There are posters for Bike Month on city buses and subways and a prominent link on the DOT’s website directing you to the calendar, which includes some 35 events organized by Times Up—the group the City was suing for promoting Critical Mass bike rides.

There’s even a plug for the Brooklyn Critical Mass this Friday.

So does this mean that at least a part of the City doesn’t mind these monthly demonstrations against “car culture”?

Not really. A spokesperson for the DOT was quick to point out that the calendar was compiled by the advocacy group Transportation Alternatives, which allows any group to submit a bike-related event.

“The city subsidizes the printing of the calendar and other Bike Month promotional materials,” explained DOT rep Chris Gilbride, who was unaware of the Critical Mass listing until the Voice pointed it out.

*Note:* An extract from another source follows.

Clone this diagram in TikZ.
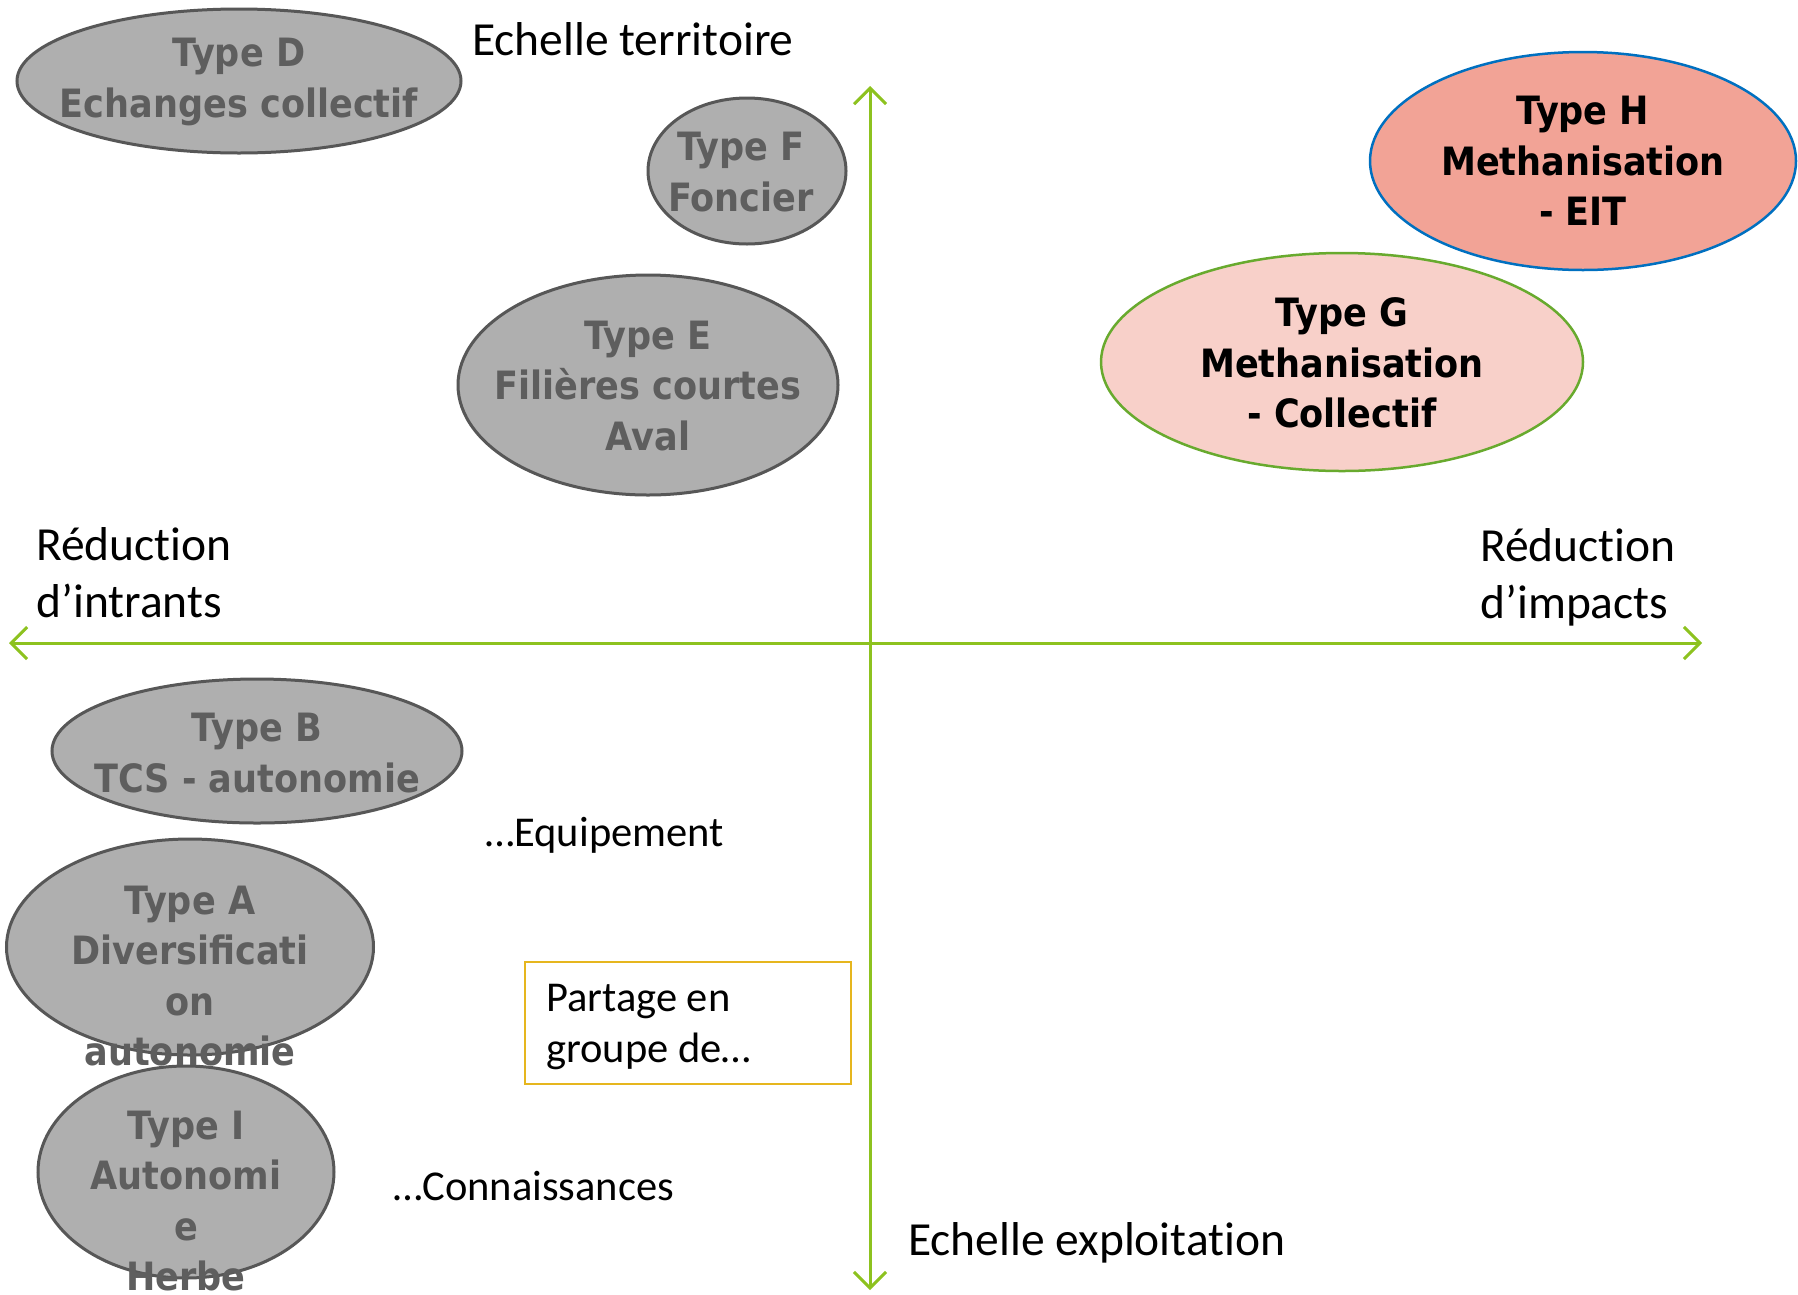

“There are more than 175 events during Bike Month and while they’re not all DOT events, Bike Month offers New Yorkers a number of opportunities to discover the benefits of cycling in the city,” Gilbride added, diplomatically.

Perhaps a better question to ask is, why are the Times Up folks even raising the issue? If the City is giving you free advertising for your “Bike Lane Liberation Clown Ride,” why complain?

“It’s a major contradiction,” responds Times Up founder Bill DiPaola. “In the city’s lawsuit against Times Up, they said we could not advertise an event without a permit, and now the city is doing the same thing.”

In fact, says DiPaola, “Most of the group rides in this calendar don’t have permits. It just shows the ridiculousness of it,” he says of the NYPD’s new parade rule, which requires a permit for any “human-powered” procession of 50 or more people.

Noah Budnick, deputy director of Transportation Alternatives, said his group initially sought to get a blanket permit from the NYPD to ensure that all the Bike Month events complied with the new rule. But the NYPD nixed that idea, so TA left it to the cycling groups to make arrangements for themselves.

While a few of the larger rides have applied for permits, others say if their events draw more than 50 people, they’ll simply split up into smaller groups of faster and slower cyclists.

“No one’s really worried about it,” says Budnick. “There’s a strong consensus in the biking community that the police are only going to enforce the parade permit rule once a month, and that’s the last Friday of the month at 7 pm in Union Square.”